- [Given task] Everything from the first line down to the line containing "y_ticks = [0, 10, 20, 30, 40, 50]" should be reproduced exactly; please include nothing else.

- [Given data]
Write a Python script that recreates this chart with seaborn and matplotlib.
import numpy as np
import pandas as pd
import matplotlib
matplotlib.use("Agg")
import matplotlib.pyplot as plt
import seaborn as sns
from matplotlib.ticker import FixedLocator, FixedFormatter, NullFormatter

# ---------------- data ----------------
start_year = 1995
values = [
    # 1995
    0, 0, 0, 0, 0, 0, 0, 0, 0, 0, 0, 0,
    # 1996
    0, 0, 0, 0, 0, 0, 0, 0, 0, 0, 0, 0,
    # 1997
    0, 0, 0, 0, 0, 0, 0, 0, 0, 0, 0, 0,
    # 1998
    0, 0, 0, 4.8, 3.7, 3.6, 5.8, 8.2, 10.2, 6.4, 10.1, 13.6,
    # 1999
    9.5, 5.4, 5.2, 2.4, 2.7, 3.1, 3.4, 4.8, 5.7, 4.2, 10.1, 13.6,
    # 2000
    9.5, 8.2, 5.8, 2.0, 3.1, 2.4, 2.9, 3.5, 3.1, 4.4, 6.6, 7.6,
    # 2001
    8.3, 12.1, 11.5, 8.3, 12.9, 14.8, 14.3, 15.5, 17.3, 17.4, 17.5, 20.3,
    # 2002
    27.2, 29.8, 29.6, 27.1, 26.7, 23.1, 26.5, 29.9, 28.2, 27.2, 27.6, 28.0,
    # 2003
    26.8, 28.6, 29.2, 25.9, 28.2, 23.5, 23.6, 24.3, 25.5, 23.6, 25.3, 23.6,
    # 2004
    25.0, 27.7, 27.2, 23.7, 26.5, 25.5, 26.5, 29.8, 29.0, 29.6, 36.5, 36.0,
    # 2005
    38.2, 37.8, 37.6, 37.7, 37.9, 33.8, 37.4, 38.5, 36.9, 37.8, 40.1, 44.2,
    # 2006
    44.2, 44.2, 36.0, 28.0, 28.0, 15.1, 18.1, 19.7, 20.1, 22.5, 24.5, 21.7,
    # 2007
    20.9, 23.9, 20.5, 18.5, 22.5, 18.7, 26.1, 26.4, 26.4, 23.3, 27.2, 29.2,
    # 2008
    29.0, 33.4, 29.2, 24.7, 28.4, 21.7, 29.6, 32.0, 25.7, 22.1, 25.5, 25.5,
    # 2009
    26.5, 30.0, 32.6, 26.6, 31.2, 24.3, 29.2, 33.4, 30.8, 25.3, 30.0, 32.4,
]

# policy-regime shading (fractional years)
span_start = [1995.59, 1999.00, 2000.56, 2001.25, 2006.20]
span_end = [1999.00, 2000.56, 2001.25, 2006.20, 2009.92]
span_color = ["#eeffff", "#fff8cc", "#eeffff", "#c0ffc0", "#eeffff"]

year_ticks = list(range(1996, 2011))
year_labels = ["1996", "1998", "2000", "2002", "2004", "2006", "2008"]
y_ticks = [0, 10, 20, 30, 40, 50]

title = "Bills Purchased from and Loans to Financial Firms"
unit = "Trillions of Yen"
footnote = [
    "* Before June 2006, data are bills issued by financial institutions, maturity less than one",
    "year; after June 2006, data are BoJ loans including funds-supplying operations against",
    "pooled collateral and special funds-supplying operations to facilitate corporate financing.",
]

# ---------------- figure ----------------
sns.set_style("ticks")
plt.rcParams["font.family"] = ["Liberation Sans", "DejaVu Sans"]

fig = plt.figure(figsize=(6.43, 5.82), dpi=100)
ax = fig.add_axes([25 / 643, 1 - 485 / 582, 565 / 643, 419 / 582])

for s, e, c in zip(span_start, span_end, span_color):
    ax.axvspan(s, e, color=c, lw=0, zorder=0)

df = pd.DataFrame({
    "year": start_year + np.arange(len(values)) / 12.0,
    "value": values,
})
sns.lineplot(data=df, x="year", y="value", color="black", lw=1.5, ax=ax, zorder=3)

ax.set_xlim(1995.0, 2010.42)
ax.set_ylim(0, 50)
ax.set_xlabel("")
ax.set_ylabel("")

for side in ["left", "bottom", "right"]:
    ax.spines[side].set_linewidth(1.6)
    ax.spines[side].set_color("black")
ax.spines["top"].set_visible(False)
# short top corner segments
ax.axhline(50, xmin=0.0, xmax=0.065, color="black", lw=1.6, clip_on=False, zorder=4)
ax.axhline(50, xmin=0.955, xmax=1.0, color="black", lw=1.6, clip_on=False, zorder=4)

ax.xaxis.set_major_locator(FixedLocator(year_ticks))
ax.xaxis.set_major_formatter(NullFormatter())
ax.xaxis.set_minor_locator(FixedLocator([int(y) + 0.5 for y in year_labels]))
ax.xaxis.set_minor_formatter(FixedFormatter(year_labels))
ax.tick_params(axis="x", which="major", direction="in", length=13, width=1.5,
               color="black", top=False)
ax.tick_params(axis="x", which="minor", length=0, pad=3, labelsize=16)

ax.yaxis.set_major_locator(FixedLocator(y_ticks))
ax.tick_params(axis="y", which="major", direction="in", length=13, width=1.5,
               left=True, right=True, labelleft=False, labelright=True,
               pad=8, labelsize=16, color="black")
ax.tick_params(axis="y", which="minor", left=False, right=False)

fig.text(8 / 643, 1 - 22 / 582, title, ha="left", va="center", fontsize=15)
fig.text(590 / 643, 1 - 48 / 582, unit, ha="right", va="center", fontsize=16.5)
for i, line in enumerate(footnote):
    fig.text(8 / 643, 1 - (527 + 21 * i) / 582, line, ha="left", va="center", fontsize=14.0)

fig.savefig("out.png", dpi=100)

- [In response]
Write a Python script that recreates this chart with seaborn and matplotlib.
import numpy as np
import pandas as pd
import matplotlib
matplotlib.use("Agg")
import matplotlib.pyplot as plt
import seaborn as sns
from matplotlib.ticker import FixedLocator, FixedFormatter, NullFormatter

# ---------------- data ----------------
start_year = 1995
values = [
    # 1995
    0, 0, 0, 0, 0, 0, 0, 0, 0, 0, 0, 0,
    # 1996
    0, 0, 0, 0, 0, 0, 0, 0, 0, 0, 0, 0,
    # 1997
    0, 0, 0, 0, 0, 0, 0, 0, 0, 0, 0, 0,
    # 1998
    0, 0, 0, 4.8, 3.7, 3.6, 5.8, 8.2, 10.2, 6.4, 10.1, 13.6,
    # 1999
    9.5, 5.4, 5.2, 2.4, 2.7, 3.1, 3.4, 4.8, 5.7, 4.2, 10.1, 13.6,
    # 2000
    9.5, 8.2, 5.8, 2.0, 3.1, 2.4, 2.9, 3.5, 3.1, 4.4, 6.6, 7.6,
    # 2001
    8.3, 12.1, 11.5, 8.3, 12.9, 14.8, 14.3, 15.5, 17.3, 17.4, 17.5, 20.3,
    # 2002
    27.2, 29.8, 29.6, 27.1, 26.7, 23.1, 26.5, 29.9, 28.2, 27.2, 27.6, 28.0,
    # 2003
    26.8, 28.6, 29.2, 25.9, 28.2, 23.5, 23.6, 24.3, 25.5, 23.6, 25.3, 23.6,
    # 2004
    25.0, 27.7, 27.2, 23.7, 26.5, 25.5, 26.5, 29.8, 29.0, 29.6, 36.5, 36.0,
    # 2005
    38.2, 37.8, 37.6, 37.7, 37.9, 33.8, 37.4, 38.5, 36.9, 37.8, 40.1, 44.2,
    # 2006
    44.2, 44.2, 36.0, 28.0, 28.0, 15.1, 18.1, 19.7, 20.1, 22.5, 24.5, 21.7,
    # 2007
    20.9, 23.9, 20.5, 18.5, 22.5, 18.7, 26.1, 26.4, 26.4, 23.3, 27.2, 29.2,
    # 2008
    29.0, 33.4, 29.2, 24.7, 28.4, 21.7, 29.6, 32.0, 25.7, 22.1, 25.5, 25.5,
    # 2009
    26.5, 30.0, 32.6, 26.6, 31.2, 24.3, 29.2, 33.4, 30.8, 25.3, 30.0, 32.4,
]

# policy-regime shading (fractional years)
span_start = [1995.59, 1999.00, 2000.56, 2001.25, 2006.20]
span_end = [1999.00, 2000.56, 2001.25, 2006.20, 2009.92]
span_color = ["#eeffff", "#fff8cc", "#eeffff", "#c0ffc0", "#eeffff"]

year_ticks = list(range(1996, 2011))
year_labels = ["1996", "1998", "2000", "2002", "2004", "2006", "2008"]
y_ticks = [0, 10, 20, 30, 40, 50]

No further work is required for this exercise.